Supreme Court considers limits on prisoners' lawsuits

WASHINGTON — The Supreme Court turned its attention Wednesday to the people who file more than 75% of the court's petitions — federal prisoners. And Chief Justice John Roberts was their biggest defender.
The issue: What did Congress mean a generation ago when it required prisoners challenging prison conditions and treatment in court to pay hefty filing fees, in monthly installments, from their meager prison wages? The fees start at $400 in district court, rising to $505 on appeal. Wages range from 23 cents to $1.15 an hour.
The law said prisoners must pay an initial portion of the cost, then contribute 20% of their monthly income until the tab is paid. What it did not make clear was whether that's 20% per prisoner or per case — an amount that could reach 100% after five cases.
Antoine Bruce, who's serving a 15-year sentence for armed kidnapping and assault, is by any standard a frequent filer. His lawyer, Anthony Shelley, told the justices that Congress did not mean to suppress Bruce's 19 lawsuits and appeals — just that he must kick in 20% of his income, one case at a time. But the Justice Department said each case produces another 20% threshold, which could leave Bruce with just $10 in his prison account.

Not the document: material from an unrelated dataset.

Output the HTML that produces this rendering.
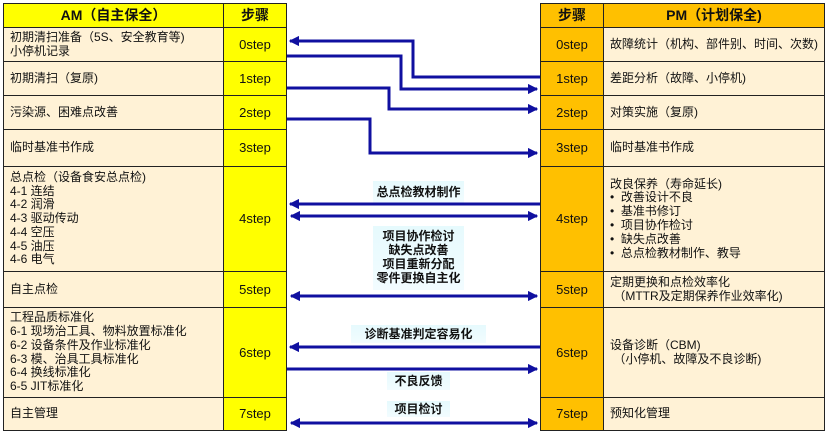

That didn't sit well with Roberts, a conservative jurist not usually sympathetic to convicted criminals. While even the court's more liberal justices seemed to be on assistant solicitor general Nicole Saharsky's side, Roberts accused the government of "extreme harshness."
"The money is used for what — phone calls to family and friends, stamps for letters, and to buy books," Roberts noted. "And you're going to take the last, you know, whatever so that someone who's in there for 20 years can't even buy a book?"
The court's four liberal justices seemed convinced that the 20%-of-income payments must be made for each case, threatening to wipe out all but $10 of frequent filers' incomes. That, they said, was the point of the law Congress passed in 1995.
"Realistically, those later fees are never going to be paid," Justice Ruth Bader Ginsburg said, because prisoners with multiple lawsuits and appeals are likely to be released long before they are paid up.
"I thought the government's position was you can't get blood out of a stone."
On the conservative side, Justice Antonin Scalia also seemed unsympathetic to prisoners' plight. Running out of money, he said, "is their own fault if they keep filing baseless suits."
Congress flung open the courthouse doors to impoverished prisoners in 1892, only to partially close them a century later. By then, district courts were flooded with prisoners' complaints. Last year, more than 32,000 lawsuits were filed in federal courts from inside prison walls — 11% of all civil cases.
More than 6,200 so-called in forma pauperis cases were on the Supreme Court's docket in June — 77% of the total. A mere eight made it to oral arguments, but six of them won, including an Arkansas prisoner who sued to keep his beard for religious reasons and a Florida fisherman convicted under a white-collar, evidence-shredding statute for tossing undersized fish overboard.
The difference between the per-prisoner and per-case approach is critical. If two federal appeals courts are correct, a prisoner's costs would be capped at 20% of his or her monthly income no matter how many cases are filed, and he would pay them concurrently.
But five others appeals courts, including the U.S. Court of Appeals for the District of Columbia Circuit that denied Bruce's appeal, have said each case requires another 20%, to be paid simultaneously. The ruling against Bruce was written by Judge Sri Srinivasan, an appointee of President Obama.
Both sides in Wednesday's argument said their positions wouldn't lead to extreme situations. The government noted that even if five cases exhaust a prisoner's funds, the Bureau of Prisons leaves $10 in his account, and petitions with clear merit are accepted free of charge.
Bruce's lawyer noted that Congress successfully cut back on frivolous lawsuits with a separate "three strikes" rule blocking additional filings after three are dismissed as frivolous. The Supreme Court reinforced that provision in May, ruling that the third strike applies even if the case is being appealed.